Directive:
Report the number of lines containing "this", with no other words.

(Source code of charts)
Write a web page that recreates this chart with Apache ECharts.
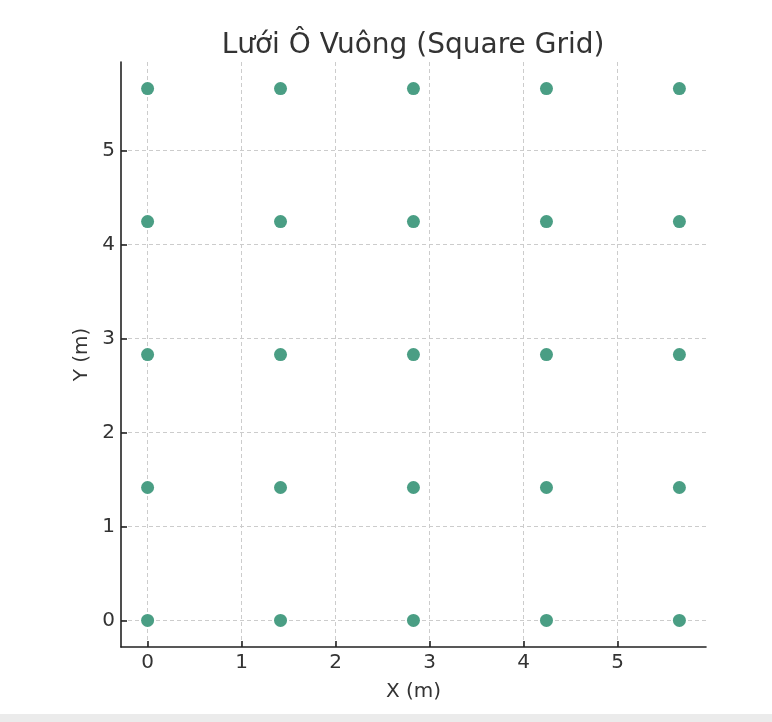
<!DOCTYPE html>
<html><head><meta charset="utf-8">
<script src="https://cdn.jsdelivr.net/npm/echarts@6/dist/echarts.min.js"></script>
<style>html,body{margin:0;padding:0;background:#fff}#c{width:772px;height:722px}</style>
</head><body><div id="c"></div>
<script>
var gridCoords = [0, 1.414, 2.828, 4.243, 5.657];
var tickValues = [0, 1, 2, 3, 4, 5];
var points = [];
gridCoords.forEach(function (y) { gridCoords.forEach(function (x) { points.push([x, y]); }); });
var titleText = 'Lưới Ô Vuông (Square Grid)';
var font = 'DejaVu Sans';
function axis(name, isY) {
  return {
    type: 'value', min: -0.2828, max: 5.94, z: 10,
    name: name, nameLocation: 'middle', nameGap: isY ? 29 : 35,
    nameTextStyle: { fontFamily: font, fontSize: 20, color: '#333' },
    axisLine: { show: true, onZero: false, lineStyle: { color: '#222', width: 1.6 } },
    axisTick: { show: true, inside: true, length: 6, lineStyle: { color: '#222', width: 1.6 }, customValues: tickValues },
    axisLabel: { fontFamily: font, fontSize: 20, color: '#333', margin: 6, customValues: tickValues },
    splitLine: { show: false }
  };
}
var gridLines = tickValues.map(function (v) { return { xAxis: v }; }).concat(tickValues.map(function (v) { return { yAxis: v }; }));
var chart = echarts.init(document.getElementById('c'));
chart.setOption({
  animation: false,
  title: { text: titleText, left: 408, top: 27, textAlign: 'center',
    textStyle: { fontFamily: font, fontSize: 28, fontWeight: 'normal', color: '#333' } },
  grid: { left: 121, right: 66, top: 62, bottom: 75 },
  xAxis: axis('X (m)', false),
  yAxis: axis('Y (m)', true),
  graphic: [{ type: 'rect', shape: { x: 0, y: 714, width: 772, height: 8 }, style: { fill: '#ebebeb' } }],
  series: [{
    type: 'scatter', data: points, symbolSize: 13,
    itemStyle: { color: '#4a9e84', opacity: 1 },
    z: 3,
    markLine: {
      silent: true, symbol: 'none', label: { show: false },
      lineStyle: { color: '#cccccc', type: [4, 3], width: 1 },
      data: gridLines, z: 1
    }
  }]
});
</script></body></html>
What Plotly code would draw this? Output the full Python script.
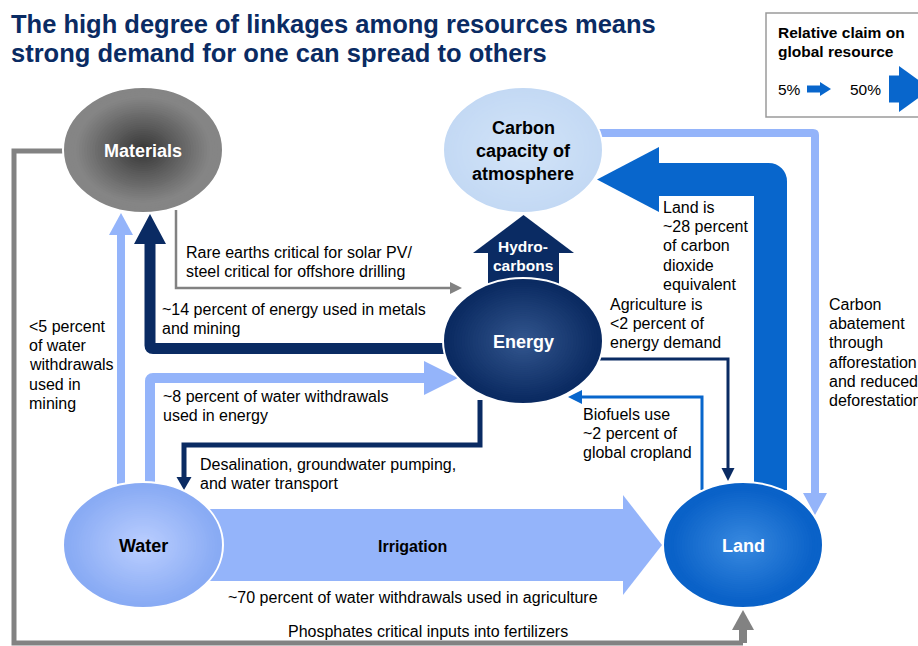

Right answer:
2